Johnson’s Baby Powder currently accounts for less than 1% of the company’s U.S. consumer-health revenue. It has seen a decline in sales over the past few years as consumer habits have changed, Widmer said. The company blames “misinformation around the safety of the product and a constant barrage of litigation advertising” for the drop in demand, according to a statement.

Talcum powder has long been a mainstay of baby products because the mineral keeps skin dry and prevents diaper rash. Talc mines, however, can also yield asbestos, a mineral once used in products such as building insulation. Some companies have found corn starch can offer the same benefits of talc without the asbestos risk.

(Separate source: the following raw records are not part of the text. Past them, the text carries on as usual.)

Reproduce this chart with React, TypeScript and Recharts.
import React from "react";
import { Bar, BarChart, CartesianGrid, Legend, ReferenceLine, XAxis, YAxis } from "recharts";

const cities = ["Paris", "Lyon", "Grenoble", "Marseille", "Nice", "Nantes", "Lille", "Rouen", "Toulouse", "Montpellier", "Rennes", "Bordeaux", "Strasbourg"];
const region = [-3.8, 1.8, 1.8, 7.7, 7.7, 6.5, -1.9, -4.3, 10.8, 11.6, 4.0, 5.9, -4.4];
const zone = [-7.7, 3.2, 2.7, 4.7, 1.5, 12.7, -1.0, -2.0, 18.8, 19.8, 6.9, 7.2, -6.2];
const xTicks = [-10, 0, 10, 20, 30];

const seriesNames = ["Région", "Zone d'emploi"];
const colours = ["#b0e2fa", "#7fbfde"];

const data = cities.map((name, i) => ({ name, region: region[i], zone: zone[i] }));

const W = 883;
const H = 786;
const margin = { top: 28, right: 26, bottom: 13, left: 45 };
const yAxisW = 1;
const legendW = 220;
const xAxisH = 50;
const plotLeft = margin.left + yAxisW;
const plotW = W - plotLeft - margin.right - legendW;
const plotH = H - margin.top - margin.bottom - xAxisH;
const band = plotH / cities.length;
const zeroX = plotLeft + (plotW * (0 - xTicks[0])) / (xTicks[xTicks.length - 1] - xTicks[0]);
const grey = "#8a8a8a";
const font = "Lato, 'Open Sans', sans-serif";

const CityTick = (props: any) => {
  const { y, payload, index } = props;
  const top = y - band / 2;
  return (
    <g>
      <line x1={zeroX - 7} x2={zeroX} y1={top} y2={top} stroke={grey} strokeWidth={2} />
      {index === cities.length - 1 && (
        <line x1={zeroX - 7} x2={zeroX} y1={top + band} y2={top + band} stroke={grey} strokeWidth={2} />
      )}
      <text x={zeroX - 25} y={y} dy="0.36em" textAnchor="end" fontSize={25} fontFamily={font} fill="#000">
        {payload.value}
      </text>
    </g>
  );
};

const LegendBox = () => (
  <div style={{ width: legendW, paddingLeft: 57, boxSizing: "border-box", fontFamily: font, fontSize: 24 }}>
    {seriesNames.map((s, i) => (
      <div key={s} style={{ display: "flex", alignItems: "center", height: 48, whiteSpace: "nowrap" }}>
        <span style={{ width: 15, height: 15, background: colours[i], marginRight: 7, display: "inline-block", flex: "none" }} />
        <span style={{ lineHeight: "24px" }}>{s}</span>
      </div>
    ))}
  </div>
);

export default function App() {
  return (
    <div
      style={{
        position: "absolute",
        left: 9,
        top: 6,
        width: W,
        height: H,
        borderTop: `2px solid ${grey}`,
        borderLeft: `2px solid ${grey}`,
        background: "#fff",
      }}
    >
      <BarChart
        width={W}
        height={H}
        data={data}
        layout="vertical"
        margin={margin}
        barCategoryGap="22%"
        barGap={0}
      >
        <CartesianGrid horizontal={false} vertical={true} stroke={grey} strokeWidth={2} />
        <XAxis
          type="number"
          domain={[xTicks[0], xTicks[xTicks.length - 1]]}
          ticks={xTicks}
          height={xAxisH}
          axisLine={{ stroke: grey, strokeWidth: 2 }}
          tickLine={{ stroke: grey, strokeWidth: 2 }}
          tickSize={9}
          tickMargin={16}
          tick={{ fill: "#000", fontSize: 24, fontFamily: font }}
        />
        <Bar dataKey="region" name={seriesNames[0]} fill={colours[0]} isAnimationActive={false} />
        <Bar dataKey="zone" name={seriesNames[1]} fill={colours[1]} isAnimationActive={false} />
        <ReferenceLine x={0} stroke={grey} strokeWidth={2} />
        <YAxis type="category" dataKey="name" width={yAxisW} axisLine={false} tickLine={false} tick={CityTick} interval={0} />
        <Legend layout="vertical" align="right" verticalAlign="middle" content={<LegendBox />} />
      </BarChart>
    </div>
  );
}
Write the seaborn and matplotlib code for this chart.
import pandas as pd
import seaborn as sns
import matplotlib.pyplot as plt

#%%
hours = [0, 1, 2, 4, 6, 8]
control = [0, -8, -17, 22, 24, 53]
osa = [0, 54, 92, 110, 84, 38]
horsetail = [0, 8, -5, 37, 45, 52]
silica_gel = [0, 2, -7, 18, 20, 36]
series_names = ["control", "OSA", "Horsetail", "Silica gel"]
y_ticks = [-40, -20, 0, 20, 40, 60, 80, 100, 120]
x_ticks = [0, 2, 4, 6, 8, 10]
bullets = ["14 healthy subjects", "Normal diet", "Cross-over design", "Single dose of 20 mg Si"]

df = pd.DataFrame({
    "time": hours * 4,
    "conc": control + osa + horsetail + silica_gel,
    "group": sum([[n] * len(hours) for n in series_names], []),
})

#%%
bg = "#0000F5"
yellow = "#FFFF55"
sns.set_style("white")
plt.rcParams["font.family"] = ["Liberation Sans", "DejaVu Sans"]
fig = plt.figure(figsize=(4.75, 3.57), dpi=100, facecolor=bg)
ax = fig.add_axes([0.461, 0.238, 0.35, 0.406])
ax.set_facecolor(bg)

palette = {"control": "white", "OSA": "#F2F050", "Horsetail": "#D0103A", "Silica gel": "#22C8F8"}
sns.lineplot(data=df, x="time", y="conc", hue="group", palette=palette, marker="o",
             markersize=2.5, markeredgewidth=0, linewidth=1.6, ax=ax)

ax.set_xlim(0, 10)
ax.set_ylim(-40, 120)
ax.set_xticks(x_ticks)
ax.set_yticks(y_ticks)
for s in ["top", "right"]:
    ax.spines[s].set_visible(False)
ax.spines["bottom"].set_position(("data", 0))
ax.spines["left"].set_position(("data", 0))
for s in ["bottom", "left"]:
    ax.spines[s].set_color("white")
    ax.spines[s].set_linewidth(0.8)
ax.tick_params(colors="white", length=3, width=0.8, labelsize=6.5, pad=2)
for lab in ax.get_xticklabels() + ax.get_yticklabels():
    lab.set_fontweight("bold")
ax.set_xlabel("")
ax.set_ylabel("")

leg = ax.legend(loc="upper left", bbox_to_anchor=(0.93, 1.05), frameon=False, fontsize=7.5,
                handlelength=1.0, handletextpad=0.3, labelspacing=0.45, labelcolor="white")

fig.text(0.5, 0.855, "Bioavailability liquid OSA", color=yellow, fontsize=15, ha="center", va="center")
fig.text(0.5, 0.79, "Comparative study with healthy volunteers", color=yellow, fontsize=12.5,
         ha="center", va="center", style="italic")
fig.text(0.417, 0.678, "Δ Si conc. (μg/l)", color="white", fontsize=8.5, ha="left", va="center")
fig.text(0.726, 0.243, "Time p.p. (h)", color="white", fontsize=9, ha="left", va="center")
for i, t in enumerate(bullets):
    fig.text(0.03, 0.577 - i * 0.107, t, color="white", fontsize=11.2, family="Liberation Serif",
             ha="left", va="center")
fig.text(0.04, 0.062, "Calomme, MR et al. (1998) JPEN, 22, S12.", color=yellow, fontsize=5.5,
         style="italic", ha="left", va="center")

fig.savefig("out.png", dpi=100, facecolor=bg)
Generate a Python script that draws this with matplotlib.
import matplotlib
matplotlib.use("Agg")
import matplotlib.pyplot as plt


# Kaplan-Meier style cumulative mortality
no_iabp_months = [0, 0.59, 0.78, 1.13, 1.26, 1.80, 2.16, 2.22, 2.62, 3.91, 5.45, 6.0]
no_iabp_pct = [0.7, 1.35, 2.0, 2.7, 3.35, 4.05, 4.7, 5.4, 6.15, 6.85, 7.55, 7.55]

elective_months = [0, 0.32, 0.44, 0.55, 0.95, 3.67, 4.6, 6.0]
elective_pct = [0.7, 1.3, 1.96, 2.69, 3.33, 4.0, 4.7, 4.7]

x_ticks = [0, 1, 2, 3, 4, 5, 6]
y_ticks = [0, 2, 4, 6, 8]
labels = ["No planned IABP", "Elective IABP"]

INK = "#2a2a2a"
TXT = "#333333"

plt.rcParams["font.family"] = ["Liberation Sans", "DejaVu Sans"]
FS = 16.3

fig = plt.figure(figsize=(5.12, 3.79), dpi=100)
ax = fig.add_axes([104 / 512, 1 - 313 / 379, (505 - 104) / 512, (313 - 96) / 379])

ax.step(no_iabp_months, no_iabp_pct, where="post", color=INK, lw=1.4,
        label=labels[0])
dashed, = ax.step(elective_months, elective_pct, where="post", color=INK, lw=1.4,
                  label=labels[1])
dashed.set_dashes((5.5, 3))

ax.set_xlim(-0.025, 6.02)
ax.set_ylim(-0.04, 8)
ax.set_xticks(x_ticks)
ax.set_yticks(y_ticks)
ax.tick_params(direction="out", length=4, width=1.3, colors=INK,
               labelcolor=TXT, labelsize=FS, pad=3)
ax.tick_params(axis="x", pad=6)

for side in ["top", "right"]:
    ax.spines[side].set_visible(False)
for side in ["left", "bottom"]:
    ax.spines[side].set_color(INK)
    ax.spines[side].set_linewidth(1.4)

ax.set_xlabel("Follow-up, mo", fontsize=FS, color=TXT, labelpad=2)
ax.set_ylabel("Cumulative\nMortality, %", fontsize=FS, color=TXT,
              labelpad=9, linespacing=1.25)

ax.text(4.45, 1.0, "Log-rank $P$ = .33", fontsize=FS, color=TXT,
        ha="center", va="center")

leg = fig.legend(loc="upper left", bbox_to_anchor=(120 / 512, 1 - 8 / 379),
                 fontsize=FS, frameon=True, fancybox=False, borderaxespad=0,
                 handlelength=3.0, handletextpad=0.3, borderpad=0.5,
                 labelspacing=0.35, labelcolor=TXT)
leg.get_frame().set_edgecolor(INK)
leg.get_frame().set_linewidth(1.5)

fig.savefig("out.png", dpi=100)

Yanking its talc-based baby powder off the market could limit the number of cancer lawsuits the 127-year-old product generates each year. J&J officials said last month they’d had a 15% increase in the number of suits alleging baby powder causes different kinds of cancer.

Still, J&J “remains steadfastly confident in the safety of talc-based Johnson’s Baby Powder,” the company said in a statement. “We will continue to vigorously defend the product, its safety, and the unfounded allegations against it and the company in the courtroom.” The statement noted that all verdicts against it have been overturned through the appeals process.